Set exercise
For the data that follows, report how many lines contain the word "diagram", and nothing else.
╭─ Data provided
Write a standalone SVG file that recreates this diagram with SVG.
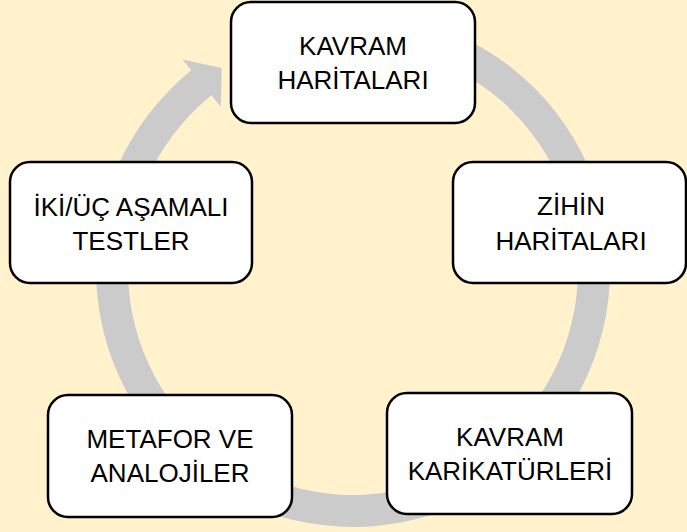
<svg xmlns="http://www.w3.org/2000/svg" width="687" height="532" viewBox="0 0 687 532">
  <style>
    .box { fill: #FFFFFF; stroke: #000000; stroke-width: 2.5; }
    .lbl { font-family: "Liberation Sans", Arial, sans-serif; font-size: 26px; fill: #000000; text-anchor: middle; }
    .ring { fill: #CBCBCB; stroke: none; }
  </style>
  <rect x="0" y="0" width="687" height="532" fill="#FFF2CC"/>
  <g id="connectors">
    <path class="ring" d="M 308.37 16.9 A 257 257 0 1 1 191.27 70.27 L 182.45 59.39 L 221.74 67.88 L 220.84 106.8 L 211.4 95.14 A 225 225 0 1 0 313.93 48.42 Z"/>
  </g>
  <g id="node-kavram-haritalari">
    <rect class="box" x="231" y="2" width="244" height="121" rx="20" ry="20"/>
    <text class="lbl" x="353" y="55">KAVRAM</text>
    <text class="lbl" x="353" y="89">HARİTALARI</text>
  </g>
  <g id="node-zihin-haritalari">
    <rect class="box" x="453" y="162" width="233" height="121" rx="20" ry="20"/>
    <text class="lbl" x="571" y="215">ZİHİN</text>
    <text class="lbl" x="571" y="249.5">HARİTALARI</text>
  </g>
  <g id="node-kavram-karikaturleri">
    <rect class="box" x="387" y="393" width="245" height="121" rx="20" ry="20"/>
    <text class="lbl" x="510" y="445.5">KAVRAM</text>
    <text class="lbl" x="510" y="480">KARİKATÜRLERİ</text>
  </g>
  <g id="node-metafor">
    <rect class="box" x="48" y="395" width="244" height="122" rx="20" ry="20"/>
    <text class="lbl" x="170" y="447.5">METAFOR VE</text>
    <text class="lbl" x="170" y="482">ANALOJİLER</text>
  </g>
  <g id="node-testler">
    <rect class="box" x="10" y="162" width="242" height="121" rx="20" ry="20"/>
    <text class="lbl" x="131" y="215.5">İKİ/ÜÇ AŞAMALI</text>
    <text class="lbl" x="131" y="250">TESTLER</text>
  </g>
</svg>
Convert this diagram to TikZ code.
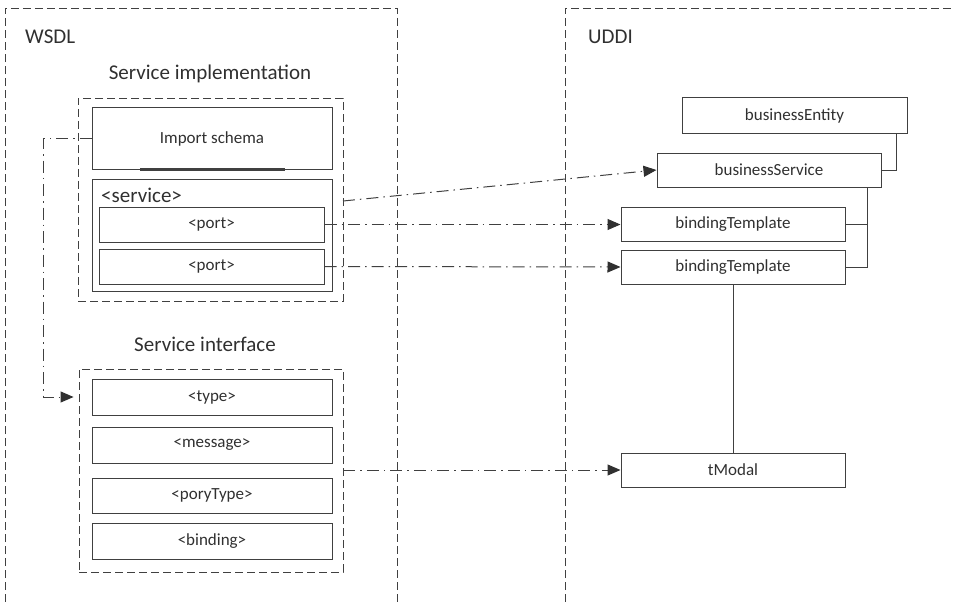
\documentclass[tikz,border=0pt]{standalone}
\usepackage{fontspec}
\setmainfont{Carlito}
\usetikzlibrary{arrows.meta}
\definecolor{ln}{HTML}{404040}
\definecolor{tx}{HTML}{303030}
\begin{document}
\begin{tikzpicture}[x=1pt,y=-1pt,
  box/.style={draw=ln, line width=1pt, rectangle, inner sep=0pt, text=tx, font=\fontsize{17}{20}\selectfont},
  grp/.style={draw=ln, line width=0.9pt, dash pattern=on 8pt off 4pt, rectangle, inner sep=0pt},
  ttl/.style={text=tx, font=\fontsize{21}{25}\selectfont, inner sep=0pt},
  ddash/.style={draw=ln, line width=1pt, dash pattern=on 12pt off 5pt on 1.5pt off 5pt},
  arr/.style={ddash, -{Triangle[length=13pt,width=11pt,color=tx]}},
  conn/.style={draw=ln, line width=1pt}]
\useasboundingbox (0,0) rectangle (954,602);
% outer frames
\draw[grp] (5,602) -- (5,8) -- (397,8) -- (397,602);
\draw[grp] (565,602) -- (565,8) -- (954,8);
\node[ttl, anchor=west] (wsdl) at (25,37) {WSDL};
\node[ttl, anchor=west] (uddi) at (588,37) {UDDI};
% service implementation
\node[ttl] (sitl) at (210,74) {Service implementation};
\node[grp, minimum width=265pt, minimum height=203pt] (siBox) at (210.5,199.5) {};
\node[box, minimum width=240pt, minimum height=61pt] (imp) at (212,138.5) {Import schema};
\draw[ln, line width=2.2pt] ([xshift=-72pt]imp.south) -- ([xshift=73pt]imp.south);
\node[box, minimum width=240pt, minimum height=112pt] (svc) at (212,235) {};
\node[ttl, anchor=west] (svcl) at (101,195) {<service>};
\node[box, minimum width=225pt, minimum height=35pt] (port1) at (211.5,224.5) {<port>};
\node[box, minimum width=225pt, minimum height=35pt] (port2) at (211.5,266.5) {<port>};
% service interface
\node[ttl] (sift) at (205,344) {Service interface};
\node[grp, minimum width=264pt, minimum height=203pt] (sifBox) at (211,470.5) {};
\node[box, minimum width=240pt, minimum height=36pt] (type) at (212,397) {<type>};
\node[box, minimum width=240pt, minimum height=36pt] (msg) at (212,445) {<message>};
\node[box, minimum width=240pt, minimum height=35pt] (ptype) at (212,495.5) {<poryType>};
\node[box, minimum width=240pt, minimum height=36pt] (bind) at (212,541) {<binding>};
% UDDI
\node[box, minimum width=225pt, minimum height=35pt] (be) at (794.5,115.5) {businessEntity};
\node[box, minimum width=224pt, minimum height=34pt] (bs) at (769,170) {businessService};
\node[box, minimum width=224pt, minimum height=34pt] (bt1) at (733,224.5) {bindingTemplate};
\node[box, minimum width=224pt, minimum height=34pt] (bt2) at (733,267) {bindingTemplate};
\node[box, minimum width=224pt, minimum height=34pt] (tm) at (733,470) {tModal};
% solid connectors
\draw[conn] ([xshift=-11pt]be.south east) |- (bs.east);
\coordinate (bsd) at ([xshift=-14pt]bs.south east);
\draw[conn] (bsd) |- (bt2.east);
\draw[conn] (bt1.east) -- (bt1.east -| bsd);
\draw[conn] (bt2.south) -- (tm.north);
% dash-dot arrows
\coordinate (s1) at (343,201);
\draw[arr] (s1) -- (bs.west);
\draw[arr] (port1.east) -- (bt1.west);
\draw[arr] (port2.east) -- (bt2.west);
\draw[arr] (sifBox.east |- tm.west) -- (tm.west);
\coordinate (lft) at (43,138.5);
\coordinate (tgt) at ([xshift=-5pt]sifBox.west |- type.west);
\draw[arr] (imp.west) -- (lft) |- (tgt);
\end{tikzpicture}
\end{document}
╰─
Answer to the problem
2